A strike on the town of Luhansk in Russian-occupied eastern Ukraine has left 18 people dead and 42 others injured, triggering a fresh round of finger-pointing and retaliation threats from Moscow, according to BBC News.

Russia wasted absolutely zero time blaming Ukraine for the attack and issuing the kind of stern vow-to-retaliate language that has become something of a geopolitical comfort blanket for the Kremlin at this point. Because apparently, in a war that has been grinding on for years, the concept of "retaliation" still needs to be announced like it is a new product launch.

What we know

The BBC's Steve Rosenberg reports that 18 people were confirmed killed in the strike, with dozens more wounded. Luhansk sits firmly in territory Russia claims to have annexed - one of the four Ukrainian regions Moscow declared as its own in 2022, in a move widely condemned by the international community as illegal under international law.

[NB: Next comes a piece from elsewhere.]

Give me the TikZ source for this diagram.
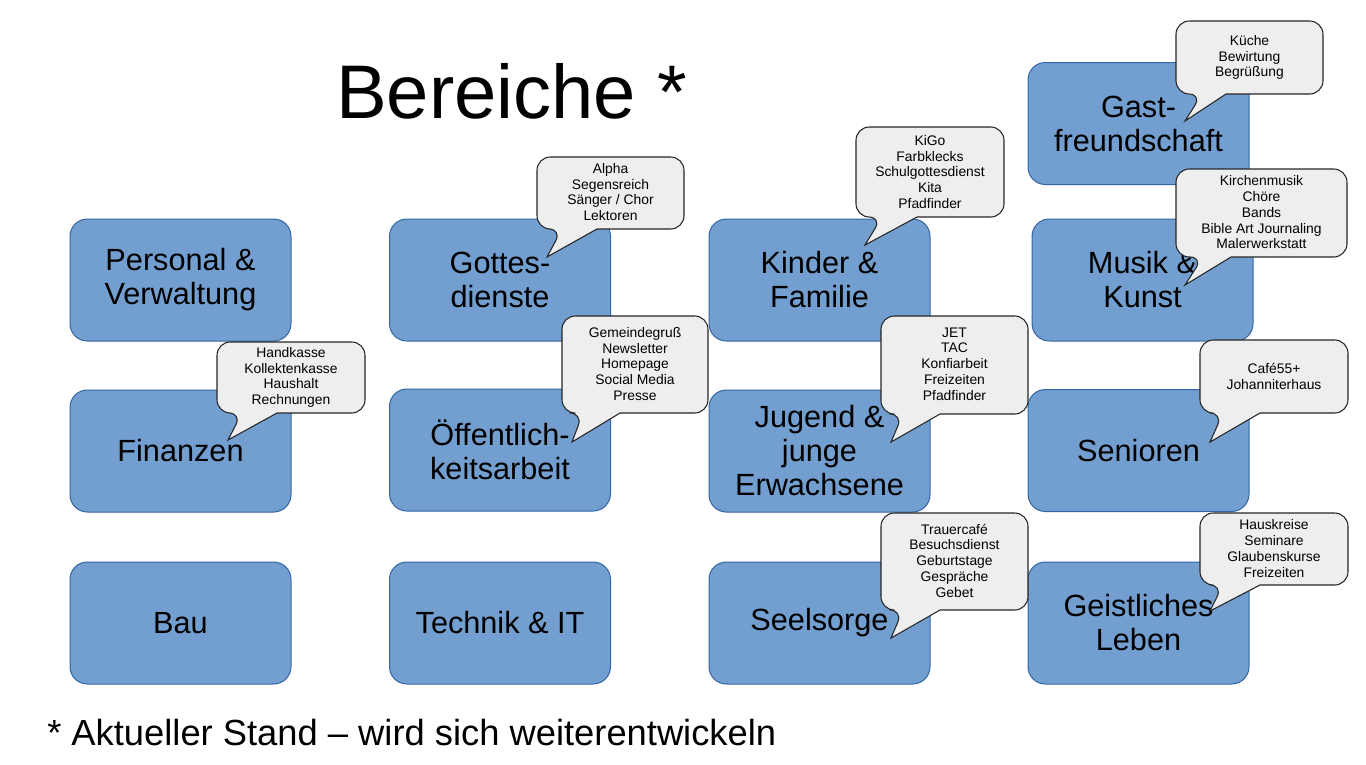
\documentclass[tikz,border=0pt]{standalone}
\usepackage{fontspec}
\setmainfont{Liberation Sans}
\usepackage{tikz}
\definecolor{areablue}{HTML}{729FCF}
\definecolor{arealine}{HTML}{3465A4}
\definecolor{bubblegray}{HTML}{EEEEEE}
\tikzset{
	area/.style={draw=arealine, line width=0.75pt, fill=areablue, rounded corners=13pt, minimum width=165.75pt, minimum height=91.5pt, align=center, inner sep=0pt, font=\fontsize{23}{25.5}\selectfont},
	bubble/.style={draw=black!85, fill=bubblegray, line width=0.8pt},
	bubbletext/.style={align=center, inner sep=0pt, font=\fontsize{10.4}{11.8}\selectfont}
}
% x1 y1 x2 y2, tail base left/right, tip
\newcommand{\callout}[8]{\draw[bubble] (#6,#4) [rounded corners=10pt] -- (#3,#4) -- (#3,#2) -- (#1,#2) -- (#1,#4) -- (#5,#4) [sharp corners] -- (#7,#8) -- cycle;}

\begin{document}
\begin{tikzpicture}[x=0.75pt,y=-0.75pt]
	\useasboundingbox (0,0) rectangle (1366,764);
	\node[anchor=base west, inner sep=0pt, font=\fontsize{57}{60}\selectfont] (titel) at (336,118) {Bereiche *};
	\node (personal) [area] at (180.5,280) {Personal \&\\Verwaltung};
	\node (gottesdienste) [area] at (500,280) {Gottes-\\dienste};
	\node (kinder) [area] at (819.5,280) {Kinder \&\\Familie};
	\node (musik) [area] at (1142.5,280) {Musik \&\\Kunst};
	\node (gast) [area] at (1138.5,123.5) {Gast-\\freundschaft};
	\node (finanzen) [area] at (180.5,451) {Finanzen};
	\node (oeffentlich) [area] at (500,450) {Öffentlich-\\keitsarbeit};
	\node (jugend) [area] at (819.5,451) {Jugend \&\\junge\\Erwachsene};
	\node (senioren) [area] at (1138.5,450.5) {Senioren};
	\node (bau) [area] at (180.5,623) {Bau};
	\node (technik) [area] at (500,623) {Technik \& IT};
	\node (seelsorge) [area] at (819.5,623) {Seelsorge};
	\node (geistlich) [area] at (1138.5,623) {Geistliches\\Leben};
	% sprechblasen
	\callout{1176}{21}{1323}{94}{1202}{1226}{1185}{121}
	\node (gastliste) [bubbletext] at (1249.5,57.5) {Küche\\Bewirtung\\Begrüßung};
	\callout{1176}{169}{1347}{257}{1203}{1231}{1185}{285}
	\node (musikliste) [bubbletext] at (1261.5,212.5) {Kirchenmusik\\Chöre\\Bands\\Bible Art Journaling\\Malerwerkstatt};
	\callout{217}{342}{365}{413}{242}{277}{228}{440}
	\node (finanzliste) [bubbletext] at (291,377.5) {Handkasse\\Kollektenkasse\\Haushalt\\Rechnungen};
	\callout{537}{157}{684}{229}{562}{597}{547}{257}
	\node (gottesliste) [bubbletext] at (610.5,192) {Alpha\\Segensreich\\Sänger / Chor\\Lektoren};
	\callout{562}{316}{708}{413}{583}{620}{572}{442}
	\node (oeffliste) [bubbletext] at (635,364) {Gemeindegruß\\Newsletter\\Homepage\\Social Media\\Presse};
	\callout{856}{127}{1004}{217}{882}{917}{865}{245}
	\node (kinderliste) [bubbletext] at (930,172) {KiGo\\Farbklecks\\Schulgottesdienst\\Kita\\Pfadfinder};
	\callout{881}{316}{1028}{414}{903}{940}{891}{442}
	\node (jugendliste) [bubbletext] at (954.5,364) {JET\\TAC\\Konfiarbeit\\Freizeiten\\Pfadfinder};
	\callout{1200}{340}{1348}{413}{1223}{1260}{1210}{442}
	\node (seniorenliste) [bubbletext] at (1274,376.5) {Café55+\\Johanniterhaus};
	\callout{881}{513}{1028}{610}{903}{940}{891}{638}
	\node (seelsorgeliste) [bubbletext] at (954.5,560.5) {Trauercafé\\Besuchsdienst\\Geburtstage\\Gespräche\\Gebet};
	\callout{1200}{513}{1348}{585}{1223}{1260}{1210}{611}
	\node (geistlichliste) [bubbletext] at (1274,548.5) {Hauskreise\\Seminare\\Glaubenskurse\\Freizeiten};
	\node[anchor=base west, inner sep=0pt, font=\fontsize{27.25}{30}\selectfont] (stand) at (47,745) {* Aktueller Stand – wird sich weiterentwickeln};
\end{tikzpicture}
\end{document}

Russian officials attributed the strike to Ukrainian forces, though independent verification of the specific circumstances remains difficult given the restricted access to the region. Ukraine has not, at the time of writing, publicly claimed responsibility for the strike.

The retaliation merry-go-round

Moscow's promise to retaliate follows a well-worn script. Russia regularly threatens and carries out retaliatory strikes following attacks on Russian-held or Russian territory, which in turn prompt Ukrainian responses, which in turn prompt more Russian threats - a feedback loop that has been running since February 2022 and shows all the signs of a system with no off switch.

The death toll - 18 confirmed killed - makes this one of the deadlier single strikes on a populated area in recent months, and it is likely to add significant fuel to an already blazing cycle of escalation rhetoric coming out of Moscow.

Why this matters beyond the headlines

Luhansk has been under Russian control since 2014 and is considered one of the more "stable" parts of Russian-occupied Ukraine - which is to say, less of an active front line and more of a rear-area administrative hub. A strike of this scale in such a location signals that Ukraine's long-range capabilities continue to reach deep into occupied territory, a fact that consistently irritates Russian military planners and politicians alike.

As the war enters yet another grim chapter, the Luhansk strike serves as a brutal reminder that no corner of the conflict zone is truly removed from the violence - regardless of who draws the maps.